**RAW DATA:**
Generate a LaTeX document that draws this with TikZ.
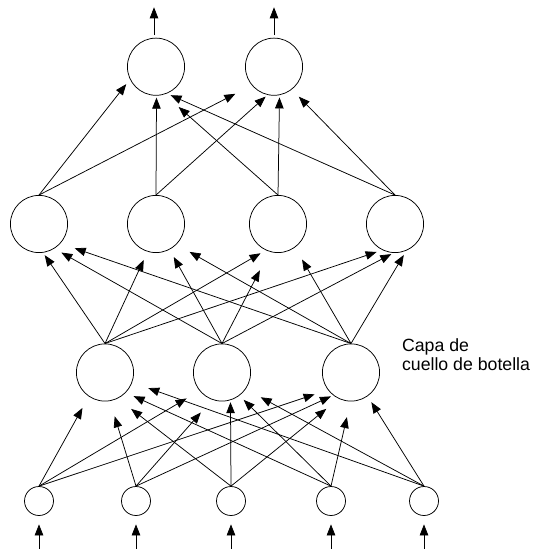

---

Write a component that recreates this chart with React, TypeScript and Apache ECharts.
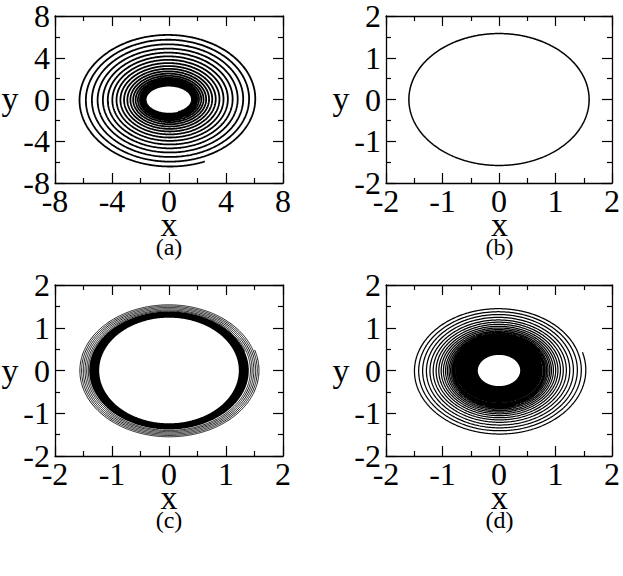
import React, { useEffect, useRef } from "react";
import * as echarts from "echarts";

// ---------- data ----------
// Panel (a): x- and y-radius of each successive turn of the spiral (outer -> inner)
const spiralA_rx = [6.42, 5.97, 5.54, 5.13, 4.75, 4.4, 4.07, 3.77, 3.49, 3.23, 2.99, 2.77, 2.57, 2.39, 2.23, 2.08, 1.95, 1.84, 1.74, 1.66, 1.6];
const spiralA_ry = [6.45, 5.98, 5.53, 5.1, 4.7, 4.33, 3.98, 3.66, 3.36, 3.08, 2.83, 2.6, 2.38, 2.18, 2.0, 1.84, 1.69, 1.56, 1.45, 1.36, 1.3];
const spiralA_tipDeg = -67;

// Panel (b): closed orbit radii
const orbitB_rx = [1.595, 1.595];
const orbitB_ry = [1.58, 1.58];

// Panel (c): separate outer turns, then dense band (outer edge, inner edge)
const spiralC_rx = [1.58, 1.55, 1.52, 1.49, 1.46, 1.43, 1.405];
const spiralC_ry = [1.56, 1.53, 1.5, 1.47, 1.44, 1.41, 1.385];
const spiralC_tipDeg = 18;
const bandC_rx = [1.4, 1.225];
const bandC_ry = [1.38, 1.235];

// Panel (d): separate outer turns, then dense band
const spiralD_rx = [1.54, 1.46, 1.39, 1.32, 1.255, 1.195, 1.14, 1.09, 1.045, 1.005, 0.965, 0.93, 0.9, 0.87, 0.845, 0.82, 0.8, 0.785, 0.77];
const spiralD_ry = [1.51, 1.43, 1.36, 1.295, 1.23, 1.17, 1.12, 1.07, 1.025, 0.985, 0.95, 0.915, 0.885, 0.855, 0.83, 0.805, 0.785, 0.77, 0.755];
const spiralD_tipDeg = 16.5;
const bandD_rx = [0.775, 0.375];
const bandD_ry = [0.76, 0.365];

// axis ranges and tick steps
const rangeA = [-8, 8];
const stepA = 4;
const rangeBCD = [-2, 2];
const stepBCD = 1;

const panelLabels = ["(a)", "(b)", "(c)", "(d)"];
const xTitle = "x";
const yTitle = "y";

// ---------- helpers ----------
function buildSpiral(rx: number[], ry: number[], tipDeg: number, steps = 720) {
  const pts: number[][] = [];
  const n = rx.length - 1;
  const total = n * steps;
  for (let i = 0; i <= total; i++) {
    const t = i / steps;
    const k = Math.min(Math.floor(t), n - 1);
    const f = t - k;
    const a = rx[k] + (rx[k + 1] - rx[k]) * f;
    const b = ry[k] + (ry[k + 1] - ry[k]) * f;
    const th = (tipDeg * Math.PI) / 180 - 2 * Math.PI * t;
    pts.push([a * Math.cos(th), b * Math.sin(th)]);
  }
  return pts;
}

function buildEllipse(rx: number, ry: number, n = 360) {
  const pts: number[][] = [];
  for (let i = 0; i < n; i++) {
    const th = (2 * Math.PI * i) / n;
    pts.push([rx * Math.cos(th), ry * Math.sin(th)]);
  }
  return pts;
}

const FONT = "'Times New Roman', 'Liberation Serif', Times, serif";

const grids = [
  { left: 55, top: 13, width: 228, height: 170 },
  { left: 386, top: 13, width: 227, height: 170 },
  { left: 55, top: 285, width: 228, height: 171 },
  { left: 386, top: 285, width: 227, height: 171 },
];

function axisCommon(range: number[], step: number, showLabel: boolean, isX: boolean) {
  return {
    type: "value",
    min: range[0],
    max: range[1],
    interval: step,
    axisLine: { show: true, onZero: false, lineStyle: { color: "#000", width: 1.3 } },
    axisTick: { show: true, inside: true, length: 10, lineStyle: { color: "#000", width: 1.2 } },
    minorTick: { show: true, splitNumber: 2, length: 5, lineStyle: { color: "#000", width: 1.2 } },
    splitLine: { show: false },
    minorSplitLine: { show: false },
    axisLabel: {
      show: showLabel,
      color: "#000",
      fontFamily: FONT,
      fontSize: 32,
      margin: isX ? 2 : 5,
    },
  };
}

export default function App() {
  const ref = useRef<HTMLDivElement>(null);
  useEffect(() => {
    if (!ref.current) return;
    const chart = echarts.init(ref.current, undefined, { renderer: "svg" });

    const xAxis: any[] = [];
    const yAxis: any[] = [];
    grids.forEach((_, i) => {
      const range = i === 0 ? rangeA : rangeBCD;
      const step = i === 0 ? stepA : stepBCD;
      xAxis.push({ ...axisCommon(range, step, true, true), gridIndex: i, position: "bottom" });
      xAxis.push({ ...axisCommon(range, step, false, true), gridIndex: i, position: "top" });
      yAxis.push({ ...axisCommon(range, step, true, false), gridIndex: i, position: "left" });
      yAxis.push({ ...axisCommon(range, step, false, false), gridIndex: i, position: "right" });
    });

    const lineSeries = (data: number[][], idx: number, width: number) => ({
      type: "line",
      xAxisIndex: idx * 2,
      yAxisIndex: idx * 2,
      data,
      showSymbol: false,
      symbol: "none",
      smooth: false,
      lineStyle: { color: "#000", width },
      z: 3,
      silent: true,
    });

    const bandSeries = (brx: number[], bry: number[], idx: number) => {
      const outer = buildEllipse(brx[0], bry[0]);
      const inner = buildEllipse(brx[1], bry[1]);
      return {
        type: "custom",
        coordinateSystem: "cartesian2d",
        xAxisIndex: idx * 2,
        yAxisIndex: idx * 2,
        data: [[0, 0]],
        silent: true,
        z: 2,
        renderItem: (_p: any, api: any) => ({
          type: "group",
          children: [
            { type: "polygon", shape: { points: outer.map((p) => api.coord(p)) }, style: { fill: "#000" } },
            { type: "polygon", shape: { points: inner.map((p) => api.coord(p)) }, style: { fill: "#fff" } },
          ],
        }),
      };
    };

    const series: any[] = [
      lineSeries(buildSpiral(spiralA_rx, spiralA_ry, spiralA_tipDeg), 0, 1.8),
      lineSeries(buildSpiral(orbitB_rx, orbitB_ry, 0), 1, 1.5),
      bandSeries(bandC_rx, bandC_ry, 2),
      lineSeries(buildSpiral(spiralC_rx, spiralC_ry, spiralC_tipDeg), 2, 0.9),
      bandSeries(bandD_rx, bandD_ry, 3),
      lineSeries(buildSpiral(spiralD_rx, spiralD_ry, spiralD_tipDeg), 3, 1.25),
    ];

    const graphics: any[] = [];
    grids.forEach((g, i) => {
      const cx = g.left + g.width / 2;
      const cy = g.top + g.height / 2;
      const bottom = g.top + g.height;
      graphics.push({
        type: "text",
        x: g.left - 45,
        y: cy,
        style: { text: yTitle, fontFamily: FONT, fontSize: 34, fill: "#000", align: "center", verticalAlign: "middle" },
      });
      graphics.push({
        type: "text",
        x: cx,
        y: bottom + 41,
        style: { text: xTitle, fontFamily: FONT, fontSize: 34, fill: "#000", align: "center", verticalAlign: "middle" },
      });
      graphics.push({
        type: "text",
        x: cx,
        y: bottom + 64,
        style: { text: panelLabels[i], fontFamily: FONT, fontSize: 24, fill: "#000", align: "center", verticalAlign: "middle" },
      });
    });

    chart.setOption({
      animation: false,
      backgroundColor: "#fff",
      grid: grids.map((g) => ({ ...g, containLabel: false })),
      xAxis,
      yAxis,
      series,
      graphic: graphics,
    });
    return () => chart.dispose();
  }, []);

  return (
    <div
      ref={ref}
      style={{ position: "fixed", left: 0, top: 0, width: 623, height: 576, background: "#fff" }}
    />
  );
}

**THE EXERCISE:** Extract each line from the entries above that contains the string "this".

**WRITTEN SOLUTION:**
Generate a LaTeX document that draws this with TikZ.
Write a component that recreates this chart with React, TypeScript and Apache ECharts.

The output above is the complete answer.